### [EXERCISE]
Below are entries. Give back exactly the lines from the one containing "Output the web" through the one containing "const colorLinea = '#f7964a';", inclusive, without the pictures.

### [Code that draws figures]

◆ ◆ ◆ ◆ ◆

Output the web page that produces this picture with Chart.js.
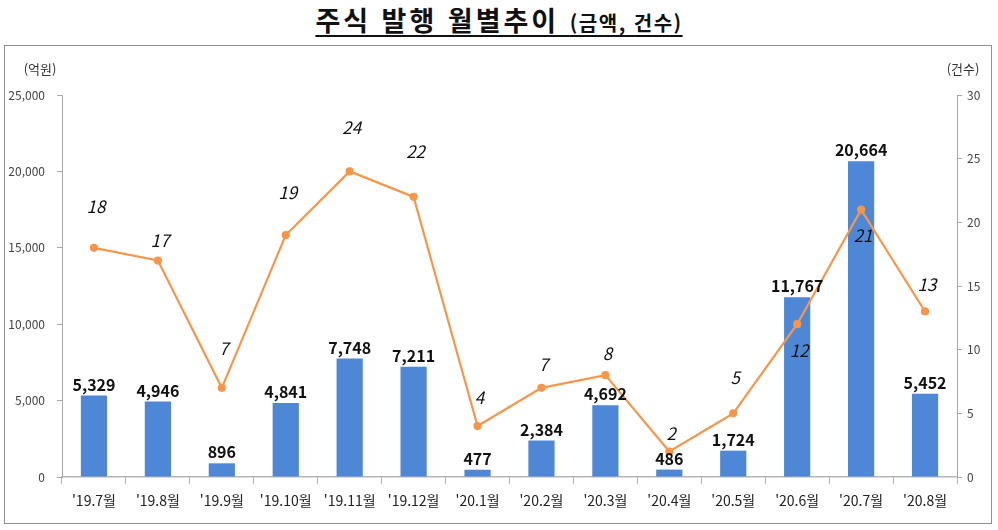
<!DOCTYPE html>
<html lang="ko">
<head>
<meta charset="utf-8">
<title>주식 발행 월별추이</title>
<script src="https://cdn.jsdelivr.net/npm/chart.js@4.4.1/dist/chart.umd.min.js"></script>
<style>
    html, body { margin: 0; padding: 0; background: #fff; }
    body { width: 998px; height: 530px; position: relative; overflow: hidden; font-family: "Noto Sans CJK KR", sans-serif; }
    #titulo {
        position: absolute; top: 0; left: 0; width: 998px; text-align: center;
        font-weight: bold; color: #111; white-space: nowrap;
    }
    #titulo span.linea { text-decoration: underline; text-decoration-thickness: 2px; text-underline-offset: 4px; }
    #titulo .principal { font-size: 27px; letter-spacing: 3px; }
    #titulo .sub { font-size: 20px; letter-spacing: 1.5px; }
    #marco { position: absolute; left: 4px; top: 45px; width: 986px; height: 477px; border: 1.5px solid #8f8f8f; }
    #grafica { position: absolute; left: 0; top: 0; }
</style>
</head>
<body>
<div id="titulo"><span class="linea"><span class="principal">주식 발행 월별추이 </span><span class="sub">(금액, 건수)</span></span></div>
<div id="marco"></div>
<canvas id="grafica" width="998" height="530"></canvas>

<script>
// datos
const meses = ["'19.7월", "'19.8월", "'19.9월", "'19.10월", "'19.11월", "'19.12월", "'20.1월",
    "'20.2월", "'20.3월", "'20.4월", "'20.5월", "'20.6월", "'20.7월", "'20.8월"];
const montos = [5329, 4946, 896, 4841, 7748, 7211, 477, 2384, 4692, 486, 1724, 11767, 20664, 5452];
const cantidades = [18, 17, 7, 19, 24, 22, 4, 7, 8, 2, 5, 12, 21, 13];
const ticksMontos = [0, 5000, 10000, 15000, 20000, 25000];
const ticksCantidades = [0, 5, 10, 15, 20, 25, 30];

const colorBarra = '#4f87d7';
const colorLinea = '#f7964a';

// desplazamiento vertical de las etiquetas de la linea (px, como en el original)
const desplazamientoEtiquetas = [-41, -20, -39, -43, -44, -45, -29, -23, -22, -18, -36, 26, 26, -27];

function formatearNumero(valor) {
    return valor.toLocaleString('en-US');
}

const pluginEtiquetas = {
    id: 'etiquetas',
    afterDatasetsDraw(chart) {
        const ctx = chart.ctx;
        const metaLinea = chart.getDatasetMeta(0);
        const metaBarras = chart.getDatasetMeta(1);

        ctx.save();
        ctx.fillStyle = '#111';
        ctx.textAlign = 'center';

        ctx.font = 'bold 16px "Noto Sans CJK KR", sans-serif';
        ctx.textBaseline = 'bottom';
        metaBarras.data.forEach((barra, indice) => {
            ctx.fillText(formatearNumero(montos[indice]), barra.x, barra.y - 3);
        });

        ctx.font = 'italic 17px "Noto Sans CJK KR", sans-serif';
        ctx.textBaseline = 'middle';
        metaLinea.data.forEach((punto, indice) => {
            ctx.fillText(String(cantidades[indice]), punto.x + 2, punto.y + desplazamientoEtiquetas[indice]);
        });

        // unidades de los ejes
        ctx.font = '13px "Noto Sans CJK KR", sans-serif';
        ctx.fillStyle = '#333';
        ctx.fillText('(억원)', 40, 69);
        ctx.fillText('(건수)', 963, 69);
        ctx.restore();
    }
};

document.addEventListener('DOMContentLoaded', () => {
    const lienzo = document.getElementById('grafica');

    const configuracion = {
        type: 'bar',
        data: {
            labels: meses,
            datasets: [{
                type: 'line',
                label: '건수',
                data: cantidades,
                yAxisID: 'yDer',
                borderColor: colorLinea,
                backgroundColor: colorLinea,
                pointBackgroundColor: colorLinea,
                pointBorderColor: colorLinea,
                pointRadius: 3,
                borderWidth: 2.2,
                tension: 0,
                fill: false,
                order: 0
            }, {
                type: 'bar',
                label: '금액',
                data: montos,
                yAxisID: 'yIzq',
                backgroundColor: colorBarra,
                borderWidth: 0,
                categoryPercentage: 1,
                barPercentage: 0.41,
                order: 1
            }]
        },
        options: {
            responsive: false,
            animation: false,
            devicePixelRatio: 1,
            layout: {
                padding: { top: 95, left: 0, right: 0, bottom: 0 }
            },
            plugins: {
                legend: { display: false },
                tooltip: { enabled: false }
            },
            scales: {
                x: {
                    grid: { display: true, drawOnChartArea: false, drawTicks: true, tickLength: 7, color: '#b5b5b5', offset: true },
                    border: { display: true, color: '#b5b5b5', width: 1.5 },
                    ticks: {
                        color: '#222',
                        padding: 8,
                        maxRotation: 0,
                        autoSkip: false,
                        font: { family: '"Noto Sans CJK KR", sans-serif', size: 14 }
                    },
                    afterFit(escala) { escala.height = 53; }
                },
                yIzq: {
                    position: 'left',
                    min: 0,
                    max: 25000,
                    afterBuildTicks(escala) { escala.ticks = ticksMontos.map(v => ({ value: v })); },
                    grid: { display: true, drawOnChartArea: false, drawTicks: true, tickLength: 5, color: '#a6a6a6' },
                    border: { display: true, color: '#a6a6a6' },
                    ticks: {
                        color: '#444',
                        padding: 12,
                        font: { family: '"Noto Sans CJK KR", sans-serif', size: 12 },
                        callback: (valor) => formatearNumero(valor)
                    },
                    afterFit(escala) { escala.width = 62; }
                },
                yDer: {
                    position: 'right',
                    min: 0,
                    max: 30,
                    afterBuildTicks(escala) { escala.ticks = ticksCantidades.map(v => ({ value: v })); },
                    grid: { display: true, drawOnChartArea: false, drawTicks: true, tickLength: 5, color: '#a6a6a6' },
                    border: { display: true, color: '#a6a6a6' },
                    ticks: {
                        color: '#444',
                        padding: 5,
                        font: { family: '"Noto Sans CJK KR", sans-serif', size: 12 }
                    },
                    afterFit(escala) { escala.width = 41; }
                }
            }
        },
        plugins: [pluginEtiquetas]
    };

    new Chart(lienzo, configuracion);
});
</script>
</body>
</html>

◆ ◆ ◆ ◆ ◆

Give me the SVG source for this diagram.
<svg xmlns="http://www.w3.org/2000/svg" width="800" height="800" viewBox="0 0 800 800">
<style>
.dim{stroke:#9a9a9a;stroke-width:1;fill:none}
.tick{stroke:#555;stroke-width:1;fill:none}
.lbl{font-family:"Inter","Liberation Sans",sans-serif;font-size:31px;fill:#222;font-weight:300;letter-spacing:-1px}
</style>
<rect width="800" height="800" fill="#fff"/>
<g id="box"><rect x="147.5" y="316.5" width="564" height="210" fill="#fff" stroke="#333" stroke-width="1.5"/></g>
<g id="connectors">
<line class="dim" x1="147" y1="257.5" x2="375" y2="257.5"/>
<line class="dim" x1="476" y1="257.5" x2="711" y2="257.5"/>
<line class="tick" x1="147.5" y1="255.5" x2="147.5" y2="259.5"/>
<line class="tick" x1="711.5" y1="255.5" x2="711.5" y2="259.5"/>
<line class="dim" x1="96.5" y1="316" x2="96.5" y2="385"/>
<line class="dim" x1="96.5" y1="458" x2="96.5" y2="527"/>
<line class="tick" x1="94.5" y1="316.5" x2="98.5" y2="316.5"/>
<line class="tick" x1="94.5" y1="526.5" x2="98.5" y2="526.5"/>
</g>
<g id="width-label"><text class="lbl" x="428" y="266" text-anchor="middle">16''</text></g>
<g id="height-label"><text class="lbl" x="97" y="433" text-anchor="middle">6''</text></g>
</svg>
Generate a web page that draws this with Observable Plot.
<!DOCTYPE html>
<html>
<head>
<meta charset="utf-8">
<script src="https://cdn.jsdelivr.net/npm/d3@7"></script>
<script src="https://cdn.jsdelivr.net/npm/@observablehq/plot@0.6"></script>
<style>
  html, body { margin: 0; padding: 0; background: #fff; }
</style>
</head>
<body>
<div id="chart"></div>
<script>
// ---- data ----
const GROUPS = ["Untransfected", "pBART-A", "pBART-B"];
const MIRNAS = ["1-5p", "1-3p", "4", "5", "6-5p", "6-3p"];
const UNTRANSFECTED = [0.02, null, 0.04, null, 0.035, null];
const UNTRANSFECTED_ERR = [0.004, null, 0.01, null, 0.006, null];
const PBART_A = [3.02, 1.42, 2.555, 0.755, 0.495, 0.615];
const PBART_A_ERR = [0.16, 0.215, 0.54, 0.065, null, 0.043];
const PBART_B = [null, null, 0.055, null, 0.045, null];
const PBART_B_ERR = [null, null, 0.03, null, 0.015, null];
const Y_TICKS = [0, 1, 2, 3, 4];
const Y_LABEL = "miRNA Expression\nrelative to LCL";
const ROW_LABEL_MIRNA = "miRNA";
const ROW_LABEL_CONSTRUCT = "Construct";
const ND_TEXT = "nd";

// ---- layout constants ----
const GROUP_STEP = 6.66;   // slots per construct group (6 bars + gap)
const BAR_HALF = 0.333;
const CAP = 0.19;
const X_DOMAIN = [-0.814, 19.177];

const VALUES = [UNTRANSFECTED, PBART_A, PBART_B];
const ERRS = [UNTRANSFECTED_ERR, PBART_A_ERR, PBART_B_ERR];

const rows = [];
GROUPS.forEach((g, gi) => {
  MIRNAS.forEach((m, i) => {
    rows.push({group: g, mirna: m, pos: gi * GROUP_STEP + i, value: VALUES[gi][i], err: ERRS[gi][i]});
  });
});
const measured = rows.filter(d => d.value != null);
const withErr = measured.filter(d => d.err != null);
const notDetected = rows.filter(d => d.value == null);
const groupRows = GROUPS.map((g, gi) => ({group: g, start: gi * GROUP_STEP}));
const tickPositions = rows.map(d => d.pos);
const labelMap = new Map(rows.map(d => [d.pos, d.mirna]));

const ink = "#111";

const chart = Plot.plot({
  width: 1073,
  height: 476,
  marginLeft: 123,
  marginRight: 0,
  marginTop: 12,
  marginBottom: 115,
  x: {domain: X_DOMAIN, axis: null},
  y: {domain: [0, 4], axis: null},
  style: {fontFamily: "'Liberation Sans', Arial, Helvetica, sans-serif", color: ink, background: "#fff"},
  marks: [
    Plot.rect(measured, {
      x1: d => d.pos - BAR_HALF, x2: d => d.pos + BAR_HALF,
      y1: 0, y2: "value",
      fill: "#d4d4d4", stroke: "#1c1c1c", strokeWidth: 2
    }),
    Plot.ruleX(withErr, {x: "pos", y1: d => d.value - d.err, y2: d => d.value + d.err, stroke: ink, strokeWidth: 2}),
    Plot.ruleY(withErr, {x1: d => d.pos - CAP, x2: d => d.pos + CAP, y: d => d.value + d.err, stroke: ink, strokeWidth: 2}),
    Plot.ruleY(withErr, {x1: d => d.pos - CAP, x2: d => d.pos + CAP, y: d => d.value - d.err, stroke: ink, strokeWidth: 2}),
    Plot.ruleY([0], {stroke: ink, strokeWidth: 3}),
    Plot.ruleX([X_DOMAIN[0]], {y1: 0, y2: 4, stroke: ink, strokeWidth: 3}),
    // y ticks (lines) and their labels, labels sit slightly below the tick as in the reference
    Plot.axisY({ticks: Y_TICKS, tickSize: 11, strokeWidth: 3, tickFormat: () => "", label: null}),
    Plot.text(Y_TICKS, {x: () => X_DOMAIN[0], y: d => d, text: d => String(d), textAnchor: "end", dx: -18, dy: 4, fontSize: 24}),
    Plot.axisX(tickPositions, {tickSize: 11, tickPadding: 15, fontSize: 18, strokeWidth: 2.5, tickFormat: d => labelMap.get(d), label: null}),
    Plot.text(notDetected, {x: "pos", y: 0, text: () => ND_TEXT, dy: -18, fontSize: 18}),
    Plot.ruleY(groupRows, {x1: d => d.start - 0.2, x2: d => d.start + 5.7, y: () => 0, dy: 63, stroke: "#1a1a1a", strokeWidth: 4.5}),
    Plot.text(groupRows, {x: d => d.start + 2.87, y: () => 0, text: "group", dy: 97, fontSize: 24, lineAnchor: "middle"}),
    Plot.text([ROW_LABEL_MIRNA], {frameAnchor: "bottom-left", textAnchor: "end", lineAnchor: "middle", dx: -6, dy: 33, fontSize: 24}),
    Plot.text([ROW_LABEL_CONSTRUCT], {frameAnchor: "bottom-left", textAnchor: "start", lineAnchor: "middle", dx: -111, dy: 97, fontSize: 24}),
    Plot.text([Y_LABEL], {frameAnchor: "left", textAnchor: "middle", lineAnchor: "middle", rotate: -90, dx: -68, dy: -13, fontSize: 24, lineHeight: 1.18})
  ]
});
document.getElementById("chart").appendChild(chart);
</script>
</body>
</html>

◆ ◆ ◆ ◆ ◆

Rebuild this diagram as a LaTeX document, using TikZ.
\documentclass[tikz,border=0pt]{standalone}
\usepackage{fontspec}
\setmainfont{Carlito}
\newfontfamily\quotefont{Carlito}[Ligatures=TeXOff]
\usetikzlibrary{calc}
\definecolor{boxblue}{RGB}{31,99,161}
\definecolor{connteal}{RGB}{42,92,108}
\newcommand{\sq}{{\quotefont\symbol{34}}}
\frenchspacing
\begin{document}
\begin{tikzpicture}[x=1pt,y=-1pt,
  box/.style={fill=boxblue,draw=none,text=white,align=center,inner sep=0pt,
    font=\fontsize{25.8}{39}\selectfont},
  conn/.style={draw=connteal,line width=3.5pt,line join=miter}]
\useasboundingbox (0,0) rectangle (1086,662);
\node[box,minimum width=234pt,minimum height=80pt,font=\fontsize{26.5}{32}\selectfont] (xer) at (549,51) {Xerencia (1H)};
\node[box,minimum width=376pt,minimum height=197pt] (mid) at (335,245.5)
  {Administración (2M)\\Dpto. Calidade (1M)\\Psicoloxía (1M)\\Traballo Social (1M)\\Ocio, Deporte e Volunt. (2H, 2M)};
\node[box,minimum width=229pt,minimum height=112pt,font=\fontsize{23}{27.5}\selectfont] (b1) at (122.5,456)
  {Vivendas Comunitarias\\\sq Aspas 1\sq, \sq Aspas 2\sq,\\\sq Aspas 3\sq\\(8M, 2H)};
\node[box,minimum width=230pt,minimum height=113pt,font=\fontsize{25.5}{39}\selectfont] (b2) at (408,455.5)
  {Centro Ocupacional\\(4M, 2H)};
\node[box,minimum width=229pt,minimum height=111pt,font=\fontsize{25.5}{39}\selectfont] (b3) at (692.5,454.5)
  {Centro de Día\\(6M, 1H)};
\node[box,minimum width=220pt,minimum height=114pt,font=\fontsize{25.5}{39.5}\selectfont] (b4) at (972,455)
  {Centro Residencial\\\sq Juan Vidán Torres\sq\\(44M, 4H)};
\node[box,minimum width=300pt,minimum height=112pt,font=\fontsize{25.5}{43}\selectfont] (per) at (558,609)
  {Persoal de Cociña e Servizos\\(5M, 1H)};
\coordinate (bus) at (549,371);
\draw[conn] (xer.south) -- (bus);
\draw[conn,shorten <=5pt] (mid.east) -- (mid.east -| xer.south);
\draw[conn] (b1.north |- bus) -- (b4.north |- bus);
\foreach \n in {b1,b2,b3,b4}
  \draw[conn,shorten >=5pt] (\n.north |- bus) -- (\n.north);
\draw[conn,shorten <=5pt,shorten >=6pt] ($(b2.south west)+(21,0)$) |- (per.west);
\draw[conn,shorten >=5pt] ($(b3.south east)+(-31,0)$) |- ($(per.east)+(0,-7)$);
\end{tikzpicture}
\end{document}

◆ ◆ ◆ ◆ ◆

### [RESULT]
Output the web page that produces this picture with Chart.js.
<!DOCTYPE html>
<html lang="ko">
<head>
<meta charset="utf-8">
<title>주식 발행 월별추이</title>
<script src="https://cdn.jsdelivr.net/npm/chart.js@4.4.1/dist/chart.umd.min.js"></script>
<style>
    html, body { margin: 0; padding: 0; background: #fff; }
    body { width: 998px; height: 530px; position: relative; overflow: hidden; font-family: "Noto Sans CJK KR", sans-serif; }
    #titulo {
        position: absolute; top: 0; left: 0; width: 998px; text-align: center;
        font-weight: bold; color: #111; white-space: nowrap;
    }
    #titulo span.linea { text-decoration: underline; text-decoration-thickness: 2px; text-underline-offset: 4px; }
    #titulo .principal { font-size: 27px; letter-spacing: 3px; }
    #titulo .sub { font-size: 20px; letter-spacing: 1.5px; }
    #marco { position: absolute; left: 4px; top: 45px; width: 986px; height: 477px; border: 1.5px solid #8f8f8f; }
    #grafica { position: absolute; left: 0; top: 0; }
</style>
</head>
<body>
<div id="titulo"><span class="linea"><span class="principal">주식 발행 월별추이 </span><span class="sub">(금액, 건수)</span></span></div>
<div id="marco"></div>
<canvas id="grafica" width="998" height="530"></canvas>

<script>
// datos
const meses = ["'19.7월", "'19.8월", "'19.9월", "'19.10월", "'19.11월", "'19.12월", "'20.1월",
    "'20.2월", "'20.3월", "'20.4월", "'20.5월", "'20.6월", "'20.7월", "'20.8월"];
const montos = [5329, 4946, 896, 4841, 7748, 7211, 477, 2384, 4692, 486, 1724, 11767, 20664, 5452];
const cantidades = [18, 17, 7, 19, 24, 22, 4, 7, 8, 2, 5, 12, 21, 13];
const ticksMontos = [0, 5000, 10000, 15000, 20000, 25000];
const ticksCantidades = [0, 5, 10, 15, 20, 25, 30];

const colorBarra = '#4f87d7';
const colorLinea = '#f7964a';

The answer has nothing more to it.